A country like that passes a lot of laws that Americans disagree with, but you'd never say they only stand against things. They stand for the Bible. Disagree or agree, but they stand for peace and equality of all men before God, and mercy, decency and morality. They stand for people living their lives, and countries conducting their affairs making a constant honest effort to do so according to the rules set down by God. They only make mistakes because they as humans fail, despite their profound longing, to reach the perfection represented by God. At least that's how they see themselves, and what they'll tell you over and over and over for as long as you can tolerate being an audience for them.

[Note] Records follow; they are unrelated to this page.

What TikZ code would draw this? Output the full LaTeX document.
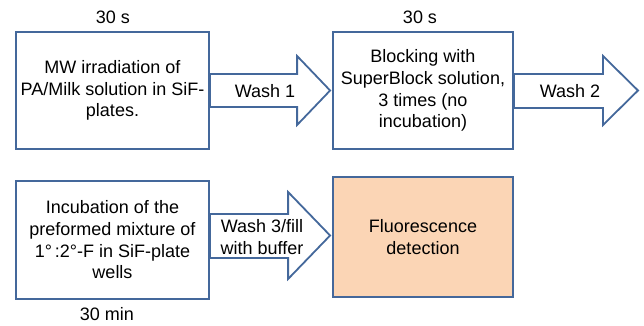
\documentclass[tikz,border=0pt]{standalone}
\usepackage{fontspec}
\setmainfont{Liberation Sans}
\usetikzlibrary{calc}
\definecolor{boxblue}{RGB}{68,104,155}
\definecolor{peach}{RGB}{251,213,181}

\begin{document}
\begin{tikzpicture}[x=1pt,y=-1pt,
  txt/.style={font=\fontsize{18}{21.7}\selectfont,align=center,inner sep=0pt},
  stepbox/.style={txt,draw=boxblue,line width=1.8pt},
  washarrow/.style={draw=boxblue,line width=1.8pt,fill=white,line join=miter}]
\useasboundingbox (0,0) rectangle (644,326);

% the four steps
\node[stepbox,minimum width=193pt,minimum height=117pt] (mw) at (112.5,90.5) {MW irradiation of\\PA/Milk solution in SiF-\\plates.};
\node[stepbox,minimum width=180pt,minimum height=117pt] (block) at (423,90.5) {Blocking with\\SuperBlock solution,\\3 times (no\\incubation)};
\node[stepbox,minimum width=193pt,minimum height=118pt] (incub) at (112.5,240) {Incubation of the\\preformed mixture of\\1°\,:2°-F in SiF-plate\\wells};
\node[stepbox,fill=peach,minimum width=180pt,minimum height=120pt] (detect) at (423,237) {Fluorescence\\detection};
\coordinate (out) at (638,90.5);

% wash arrows
\draw[washarrow] ($(mw.east)+(0,-16.5)$) -| ($(block.west)+(-35,-34.5)$) -- ($(block.west)+(-2,0)$)
  -- ($(block.west)+(-35,34.5)$) |- ($(mw.east)+(0,16.5)$) -- cycle;
\draw[washarrow] ($(block.east)+(0,-16.5)$) -| ($(out)+(-35,-34.5)$) -- (out)
  -- ($(out)+(-35,34.5)$) |- ($(block.east)+(0,17.5)$) -- cycle;
\draw[washarrow] ($(incub.east)+(0,-26)$) -| ($(detect.west)+(-44,-45)$) -- ($(detect.west)+(-2,-1.5)$)
  -- ($(detect.west)+(-44,42)$) |- ($(incub.east)+(0,18)$) -- cycle;

\node[txt] (w1) at (265,91) {Wash 1};
\node[txt] (w2) at (570,91) {Wash 2};
\node[txt] (w3) at (262,237) {Wash 3/fill\\with buffer};

% times
\node[txt] (t1) at (113,17) {30 s};
\node[txt] (t2) at (420,17) {30 s};
\node[txt] (t3) at (107,314) {30 min};
\end{tikzpicture}
\end{document}
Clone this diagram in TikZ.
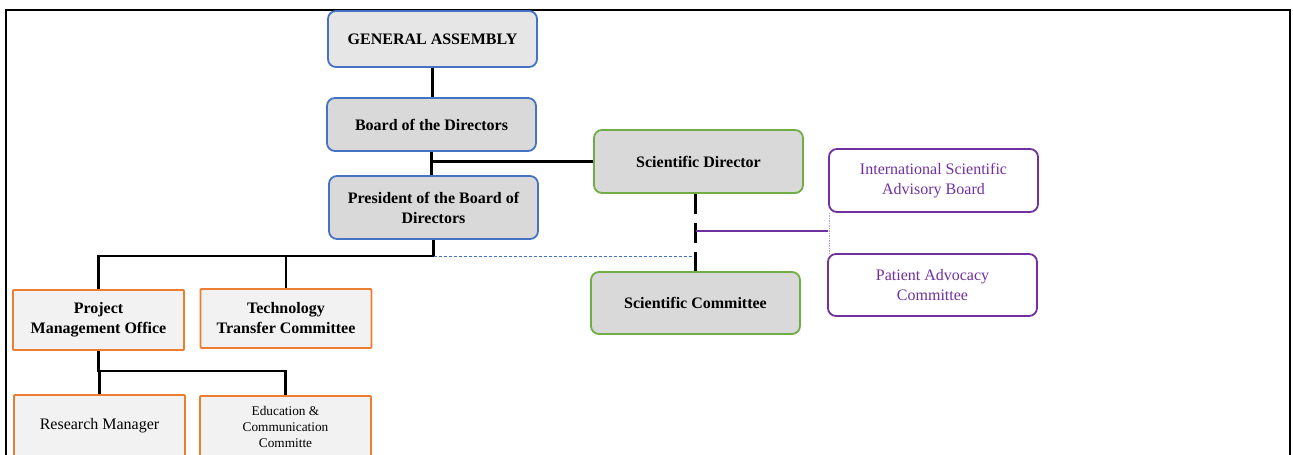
\documentclass[tikz,border=0pt]{standalone}
\usepackage{fontspec}
\setmainfont{Liberation Serif}
\usetikzlibrary{calc}
\definecolor{cblue}{HTML}{4472C4}
\definecolor{cgreen}{HTML}{70AD47}
\definecolor{corange}{HTML}{ED7D31}
\definecolor{cpurple}{HTML}{7030A0}
\definecolor{clpurple}{HTML}{B89CDA}
\definecolor{gaf}{HTML}{E7E6E6}
\definecolor{gf}{HTML}{D9D9D9}
\definecolor{of}{HTML}{F2F2F2}
\tikzset{
  box/.style={draw, line width=1.8pt, inner sep=0pt, align=center, minimum width=209pt,
    font=\fontsize{16}{20}\selectfont},
  bluebox/.style={box, draw=cblue, fill=gf, rounded corners=8pt, font=\fontsize{16}{20}\selectfont\bfseries},
  greenbox/.style={box, draw=cgreen, fill=gf, rounded corners=8pt, font=\fontsize{16}{20}\selectfont\bfseries},
  purplebox/.style={box, draw=cpurple, fill=white, rounded corners=8pt, text=cpurple},
  orangebox/.style={box, draw=corange, fill=of, minimum width=171pt, rounded corners=1pt},
  conn/.style={line width=2.8pt, black},
}
\begin{document}
\begin{tikzpicture}[x=1pt,y=-1pt]
\useasboundingbox (0,0) rectangle (1293,455);
\clip (0,0) rectangle (1293,455);
\fill[white] (0,0) rectangle (1293,455);
\draw[line width=2pt] (6,470) -- (6,10) -- (1290,10) -- (1290,470);

\node[bluebox, fill=gaf, minimum height=56pt] (ga) at (432.5,39) {GENERAL ASSEMBLY};
\node[bluebox, minimum height=53pt] (bod) at (431.5,124.5) {Board of the Directors};
\node[bluebox, minimum height=63pt] (pres) at (433.5,207.5) {President of the Board of\\Directors};
\node[greenbox, minimum height=63pt] (sd) at (698.5,161.5) {Scientific Director};
\node[greenbox, minimum height=62pt] (sc) at (695.5,303) {Scientific Committee};
\node[purplebox, minimum height=63pt] (isab) at (933.5,180.5) {International Scientific\\Advisory Board};
\node[purplebox, minimum height=62pt] (pac) at (932.5,285) {Patient Advocacy\\Committee};
\node[orangebox, minimum height=60pt, font=\fontsize{16}{20}\selectfont\bfseries] (pmo) at (98.5,320) {Project\\Management Office};
\node[orangebox, minimum height=59pt, font=\fontsize{16}{20}\selectfont\bfseries] (ttc) at (286,318.5) {Technology\\Transfer Committee};
\node[orangebox, minimum height=62pt] (rm) at (99.5,426) {Research Manager};
\node[orangebox, minimum height=62pt, font=\fontsize{13.3}{16}\selectfont] (edu) at (285.5,427) {Education \&\\Communication\\Committe};

% connectors
\draw[conn] (ga.south) -- (ga.south |- bod.north);
\draw[conn] (bod.south) -- (bod.south |- pres.north);
\draw[conn] (bod.south |- sd.west) -- (sd.west);
\coordinate (bus) at ($(pres.south)+(0,16)$);
\draw[conn] (pres.south) -- (bus) -| (pmo.north);
\draw[conn] (bus -| ttc.north) -- (ttc.north);
\draw[cblue, line width=0.8pt, dash pattern=on 3pt off 2pt] (bus) -- (bus -| sc.north);
\draw[conn, dash pattern=on 20pt off 9pt] (sc.north |- sd.south) -- (sc.north);
\coordinate (pj) at ($(sc.north |- sd.south)+(0,37)$);
\draw[cpurple, line width=1.2pt] (pj) -- (pj -| isab.west);
\draw[clpurple, line width=0.9pt, dash pattern=on 1.5pt off 1pt] ($(isab.south west)+(1,0)$) -- ($(pac.north west)+(2,0)$);
\coordinate (bus2) at ($(pmo.south)+(0,20)$);
\draw[conn] (pmo.south) -- (bus2) -| (edu.north);
\draw[conn] (bus2) -- (bus2 -| rm.north) -- (rm.north);
\end{tikzpicture}
\end{document}
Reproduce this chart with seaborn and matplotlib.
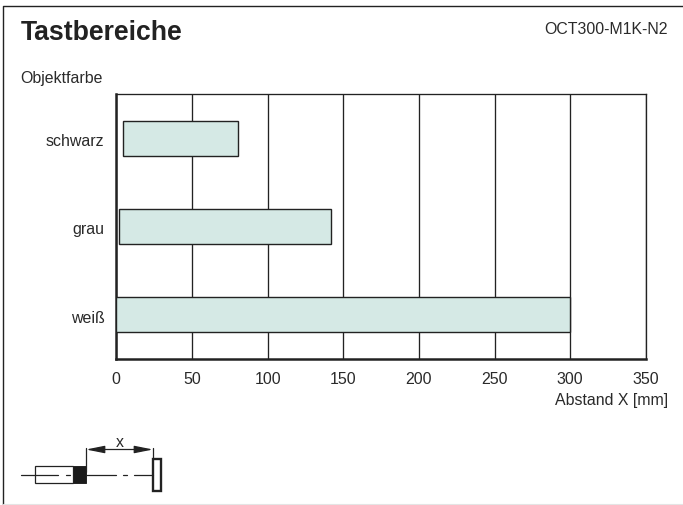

The Iranian government is not that mysterious, but no supporter of Iran or its government would ever think to define Iran as being opposed to, for example, the United States. They see the United States as acting against the rules set by God, while they are for God. Every speech we hear from any member of the Iranian government, if we listen to it reasonably, is less about opposing anyone than about working to achieve justice as God desires his servants to do.
Of course most Americans have a different conception of justice and will disagree with Iran's government on a whole lot of issues, as most Americans disagree with American religious fundamentalists on a whole lot of issues. Still Americans have a large store of experience that they can use to understand Iran's government as they disagree. No American would say that they only hear what Jerry Falwell is against, never what he is for. Americans know exactly what Jerry Falwell is for.
All Americans have to understand is that is the same thing the government of Iran is for.
I hope this makes understanding Iran a little easier for Westerners, especially Americans. Most Americans have had some exposure to very religious people who believe politics should be guided by religion. Just imagine them in control of their whole own country, then make them identify with the Palestinians more than the project of Zionism and you're left with Iran.